Print the listing as it stands, omitting all images.

══ DATA SEGMENT ══

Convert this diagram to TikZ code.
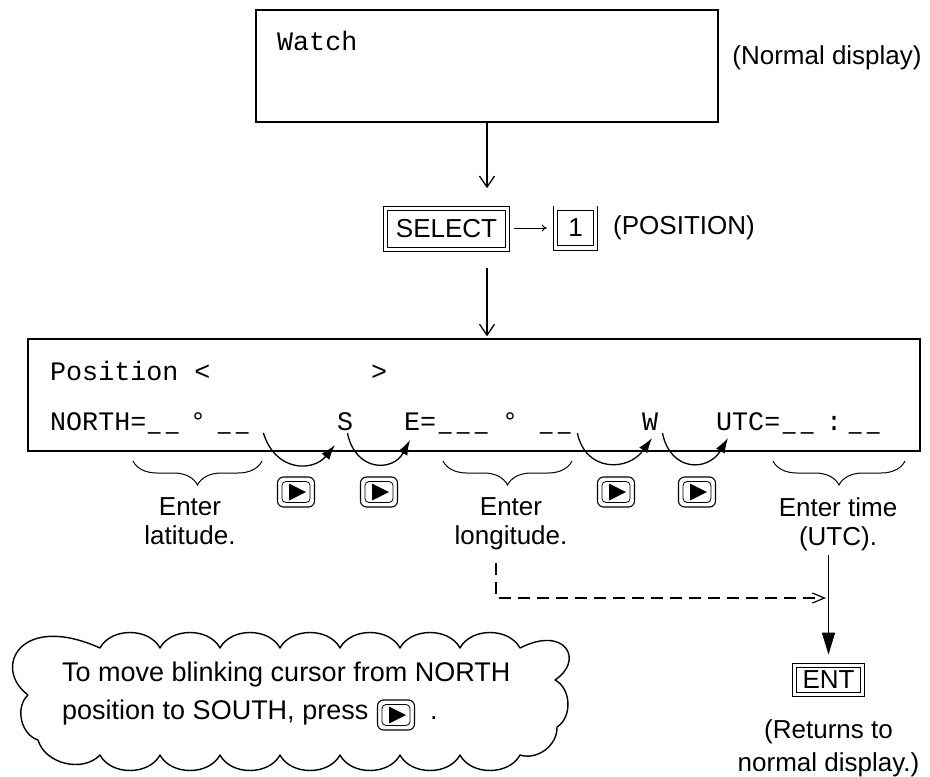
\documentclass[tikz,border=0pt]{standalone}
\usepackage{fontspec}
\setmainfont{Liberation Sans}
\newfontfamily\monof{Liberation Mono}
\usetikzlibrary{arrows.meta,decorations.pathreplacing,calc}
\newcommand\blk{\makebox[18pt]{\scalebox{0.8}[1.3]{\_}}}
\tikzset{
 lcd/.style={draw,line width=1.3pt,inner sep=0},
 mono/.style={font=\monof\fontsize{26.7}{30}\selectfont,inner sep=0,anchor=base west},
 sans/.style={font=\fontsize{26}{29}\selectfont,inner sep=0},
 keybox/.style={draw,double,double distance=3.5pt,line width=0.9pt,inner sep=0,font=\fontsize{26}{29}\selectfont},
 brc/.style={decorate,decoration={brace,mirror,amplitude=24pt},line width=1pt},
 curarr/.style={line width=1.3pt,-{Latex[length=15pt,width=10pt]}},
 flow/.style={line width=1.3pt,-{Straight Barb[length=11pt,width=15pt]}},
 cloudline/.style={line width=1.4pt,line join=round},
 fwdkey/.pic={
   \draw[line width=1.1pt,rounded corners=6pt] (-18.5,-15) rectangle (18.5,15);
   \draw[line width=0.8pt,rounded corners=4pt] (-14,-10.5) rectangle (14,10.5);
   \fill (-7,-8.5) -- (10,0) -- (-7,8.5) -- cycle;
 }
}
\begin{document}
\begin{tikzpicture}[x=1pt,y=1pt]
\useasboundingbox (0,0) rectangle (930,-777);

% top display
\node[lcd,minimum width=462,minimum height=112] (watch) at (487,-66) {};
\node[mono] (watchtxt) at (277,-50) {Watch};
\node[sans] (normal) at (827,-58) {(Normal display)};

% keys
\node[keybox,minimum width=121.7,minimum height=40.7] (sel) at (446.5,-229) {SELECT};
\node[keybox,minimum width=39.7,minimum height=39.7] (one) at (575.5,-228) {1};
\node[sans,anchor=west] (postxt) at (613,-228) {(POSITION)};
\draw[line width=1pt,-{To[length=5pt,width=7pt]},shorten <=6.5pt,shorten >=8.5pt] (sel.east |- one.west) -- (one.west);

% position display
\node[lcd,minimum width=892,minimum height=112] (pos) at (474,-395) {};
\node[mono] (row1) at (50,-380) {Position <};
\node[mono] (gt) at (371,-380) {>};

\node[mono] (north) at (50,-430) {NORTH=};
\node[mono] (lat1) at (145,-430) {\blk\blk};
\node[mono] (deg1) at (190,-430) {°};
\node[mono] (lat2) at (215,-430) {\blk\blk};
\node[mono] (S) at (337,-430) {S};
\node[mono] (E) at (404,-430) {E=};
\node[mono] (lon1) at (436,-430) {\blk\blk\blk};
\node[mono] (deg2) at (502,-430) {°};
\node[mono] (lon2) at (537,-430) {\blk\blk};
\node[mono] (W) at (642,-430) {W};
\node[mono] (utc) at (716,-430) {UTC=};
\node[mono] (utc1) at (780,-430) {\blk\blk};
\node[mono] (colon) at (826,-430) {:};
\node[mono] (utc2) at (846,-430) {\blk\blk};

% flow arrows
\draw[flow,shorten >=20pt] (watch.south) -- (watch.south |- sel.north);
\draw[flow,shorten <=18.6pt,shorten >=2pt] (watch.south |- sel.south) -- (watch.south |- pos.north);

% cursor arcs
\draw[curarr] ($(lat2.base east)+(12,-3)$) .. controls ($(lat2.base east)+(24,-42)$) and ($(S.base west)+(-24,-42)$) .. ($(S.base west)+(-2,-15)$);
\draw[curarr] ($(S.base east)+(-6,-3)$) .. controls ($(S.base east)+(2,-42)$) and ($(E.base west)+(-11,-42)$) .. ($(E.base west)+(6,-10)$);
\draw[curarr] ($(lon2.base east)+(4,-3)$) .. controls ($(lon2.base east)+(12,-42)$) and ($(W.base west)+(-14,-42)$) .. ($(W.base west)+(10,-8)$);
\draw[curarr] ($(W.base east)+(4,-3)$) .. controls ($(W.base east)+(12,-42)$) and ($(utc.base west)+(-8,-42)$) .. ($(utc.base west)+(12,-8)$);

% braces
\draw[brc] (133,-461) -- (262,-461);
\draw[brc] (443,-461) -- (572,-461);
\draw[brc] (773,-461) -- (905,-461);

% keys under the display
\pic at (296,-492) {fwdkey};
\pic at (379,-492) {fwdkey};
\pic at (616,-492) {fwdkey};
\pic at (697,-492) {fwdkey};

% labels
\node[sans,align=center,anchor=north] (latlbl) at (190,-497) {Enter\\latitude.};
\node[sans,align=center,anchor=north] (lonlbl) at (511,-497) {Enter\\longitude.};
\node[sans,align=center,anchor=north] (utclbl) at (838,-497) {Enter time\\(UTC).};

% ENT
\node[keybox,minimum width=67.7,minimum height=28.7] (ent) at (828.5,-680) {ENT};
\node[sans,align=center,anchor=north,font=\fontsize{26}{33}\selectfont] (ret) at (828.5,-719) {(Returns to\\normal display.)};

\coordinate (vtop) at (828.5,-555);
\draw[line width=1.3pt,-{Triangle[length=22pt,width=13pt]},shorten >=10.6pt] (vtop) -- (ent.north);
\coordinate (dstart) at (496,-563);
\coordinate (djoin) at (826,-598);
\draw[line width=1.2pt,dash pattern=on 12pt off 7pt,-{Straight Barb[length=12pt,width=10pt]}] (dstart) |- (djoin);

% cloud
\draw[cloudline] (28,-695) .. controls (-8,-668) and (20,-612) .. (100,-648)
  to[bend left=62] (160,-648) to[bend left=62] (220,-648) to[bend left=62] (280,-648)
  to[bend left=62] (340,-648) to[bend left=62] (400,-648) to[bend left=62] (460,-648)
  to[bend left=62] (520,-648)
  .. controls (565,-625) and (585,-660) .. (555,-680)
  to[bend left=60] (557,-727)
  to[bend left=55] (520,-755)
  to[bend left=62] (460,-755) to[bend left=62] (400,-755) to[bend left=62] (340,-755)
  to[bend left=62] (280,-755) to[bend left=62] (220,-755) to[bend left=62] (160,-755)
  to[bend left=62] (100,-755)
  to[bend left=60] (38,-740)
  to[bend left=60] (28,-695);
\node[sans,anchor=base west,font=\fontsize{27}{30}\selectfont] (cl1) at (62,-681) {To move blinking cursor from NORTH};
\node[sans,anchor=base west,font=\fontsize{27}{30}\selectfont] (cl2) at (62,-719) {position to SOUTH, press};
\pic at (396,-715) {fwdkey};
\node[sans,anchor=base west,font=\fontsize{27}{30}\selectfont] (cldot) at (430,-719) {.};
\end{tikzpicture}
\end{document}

═══

## [SOLUTION TO THE PROBLEM]
Convert this diagram to TikZ code.
\documentclass[tikz,border=0pt]{standalone}
\usepackage{fontspec}
\setmainfont{Liberation Sans}
\newfontfamily\monof{Liberation Mono}
\usetikzlibrary{arrows.meta,decorations.pathreplacing,calc}
\newcommand\blk{\makebox[18pt]{\scalebox{0.8}[1.3]{\_}}}
\tikzset{
 lcd/.style={draw,line width=1.3pt,inner sep=0},
 mono/.style={font=\monof\fontsize{26.7}{30}\selectfont,inner sep=0,anchor=base west},
 sans/.style={font=\fontsize{26}{29}\selectfont,inner sep=0},
 keybox/.style={draw,double,double distance=3.5pt,line width=0.9pt,inner sep=0,font=\fontsize{26}{29}\selectfont},
 brc/.style={decorate,decoration={brace,mirror,amplitude=24pt},line width=1pt},
 curarr/.style={line width=1.3pt,-{Latex[length=15pt,width=10pt]}},
 flow/.style={line width=1.3pt,-{Straight Barb[length=11pt,width=15pt]}},
 cloudline/.style={line width=1.4pt,line join=round},
 fwdkey/.pic={
   \draw[line width=1.1pt,rounded corners=6pt] (-18.5,-15) rectangle (18.5,15);
   \draw[line width=0.8pt,rounded corners=4pt] (-14,-10.5) rectangle (14,10.5);
   \fill (-7,-8.5) -- (10,0) -- (-7,8.5) -- cycle;
 }
}
\begin{document}
\begin{tikzpicture}[x=1pt,y=1pt]
\useasboundingbox (0,0) rectangle (930,-777);

% top display
\node[lcd,minimum width=462,minimum height=112] (watch) at (487,-66) {};
\node[mono] (watchtxt) at (277,-50) {Watch};
\node[sans] (normal) at (827,-58) {(Normal display)};

% keys
\node[keybox,minimum width=121.7,minimum height=40.7] (sel) at (446.5,-229) {SELECT};
\node[keybox,minimum width=39.7,minimum height=39.7] (one) at (575.5,-228) {1};
\node[sans,anchor=west] (postxt) at (613,-228) {(POSITION)};
\draw[line width=1pt,-{To[length=5pt,width=7pt]},shorten <=6.5pt,shorten >=8.5pt] (sel.east |- one.west) -- (one.west);

% position display
\node[lcd,minimum width=892,minimum height=112] (pos) at (474,-395) {};
\node[mono] (row1) at (50,-380) {Position <};
\node[mono] (gt) at (371,-380) {>};

\node[mono] (north) at (50,-430) {NORTH=};
\node[mono] (lat1) at (145,-430) {\blk\blk};
\node[mono] (deg1) at (190,-430) {°};
\node[mono] (lat2) at (215,-430) {\blk\blk};
\node[mono] (S) at (337,-430) {S};
\node[mono] (E) at (404,-430) {E=};
\node[mono] (lon1) at (436,-430) {\blk\blk\blk};
\node[mono] (deg2) at (502,-430) {°};
\node[mono] (lon2) at (537,-430) {\blk\blk};
\node[mono] (W) at (642,-430) {W};
\node[mono] (utc) at (716,-430) {UTC=};
\node[mono] (utc1) at (780,-430) {\blk\blk};
\node[mono] (colon) at (826,-430) {:};
\node[mono] (utc2) at (846,-430) {\blk\blk};

% flow arrows
\draw[flow,shorten >=20pt] (watch.south) -- (watch.south |- sel.north);
\draw[flow,shorten <=18.6pt,shorten >=2pt] (watch.south |- sel.south) -- (watch.south |- pos.north);

% cursor arcs
\draw[curarr] ($(lat2.base east)+(12,-3)$) .. controls ($(lat2.base east)+(24,-42)$) and ($(S.base west)+(-24,-42)$) .. ($(S.base west)+(-2,-15)$);
\draw[curarr] ($(S.base east)+(-6,-3)$) .. controls ($(S.base east)+(2,-42)$) and ($(E.base west)+(-11,-42)$) .. ($(E.base west)+(6,-10)$);
\draw[curarr] ($(lon2.base east)+(4,-3)$) .. controls ($(lon2.base east)+(12,-42)$) and ($(W.base west)+(-14,-42)$) .. ($(W.base west)+(10,-8)$);
\draw[curarr] ($(W.base east)+(4,-3)$) .. controls ($(W.base east)+(12,-42)$) and ($(utc.base west)+(-8,-42)$) .. ($(utc.base west)+(12,-8)$);

% braces
\draw[brc] (133,-461) -- (262,-461);
\draw[brc] (443,-461) -- (572,-461);
\draw[brc] (773,-461) -- (905,-461);

% keys under the display
\pic at (296,-492) {fwdkey};
\pic at (379,-492) {fwdkey};
\pic at (616,-492) {fwdkey};
\pic at (697,-492) {fwdkey};

% labels
\node[sans,align=center,anchor=north] (latlbl) at (190,-497) {Enter\\latitude.};
\node[sans,align=center,anchor=north] (lonlbl) at (511,-497) {Enter\\longitude.};
\node[sans,align=center,anchor=north] (utclbl) at (838,-497) {Enter time\\(UTC).};

% ENT
\node[keybox,minimum width=67.7,minimum height=28.7] (ent) at (828.5,-680) {ENT};
\node[sans,align=center,anchor=north,font=\fontsize{26}{33}\selectfont] (ret) at (828.5,-719) {(Returns to\\normal display.)};

\coordinate (vtop) at (828.5,-555);
\draw[line width=1.3pt,-{Triangle[length=22pt,width=13pt]},shorten >=10.6pt] (vtop) -- (ent.north);
\coordinate (dstart) at (496,-563);
\coordinate (djoin) at (826,-598);
\draw[line width=1.2pt,dash pattern=on 12pt off 7pt,-{Straight Barb[length=12pt,width=10pt]}] (dstart) |- (djoin);

% cloud
\draw[cloudline] (28,-695) .. controls (-8,-668) and (20,-612) .. (100,-648)
  to[bend left=62] (160,-648) to[bend left=62] (220,-648) to[bend left=62] (280,-648)
  to[bend left=62] (340,-648) to[bend left=62] (400,-648) to[bend left=62] (460,-648)
  to[bend left=62] (520,-648)
  .. controls (565,-625) and (585,-660) .. (555,-680)
  to[bend left=60] (557,-727)
  to[bend left=55] (520,-755)
  to[bend left=62] (460,-755) to[bend left=62] (400,-755) to[bend left=62] (340,-755)
  to[bend left=62] (280,-755) to[bend left=62] (220,-755) to[bend left=62] (160,-755)
  to[bend left=62] (100,-755)
  to[bend left=60] (38,-740)
  to[bend left=60] (28,-695);
\node[sans,anchor=base west,font=\fontsize{27}{30}\selectfont] (cl1) at (62,-681) {To move blinking cursor from NORTH};
\node[sans,anchor=base west,font=\fontsize{27}{30}\selectfont] (cl2) at (62,-719) {position to SOUTH, press};
\pic at (396,-715) {fwdkey};
\node[sans,anchor=base west,font=\fontsize{27}{30}\selectfont] (cldot) at (430,-719) {.};
\end{tikzpicture}
\end{document}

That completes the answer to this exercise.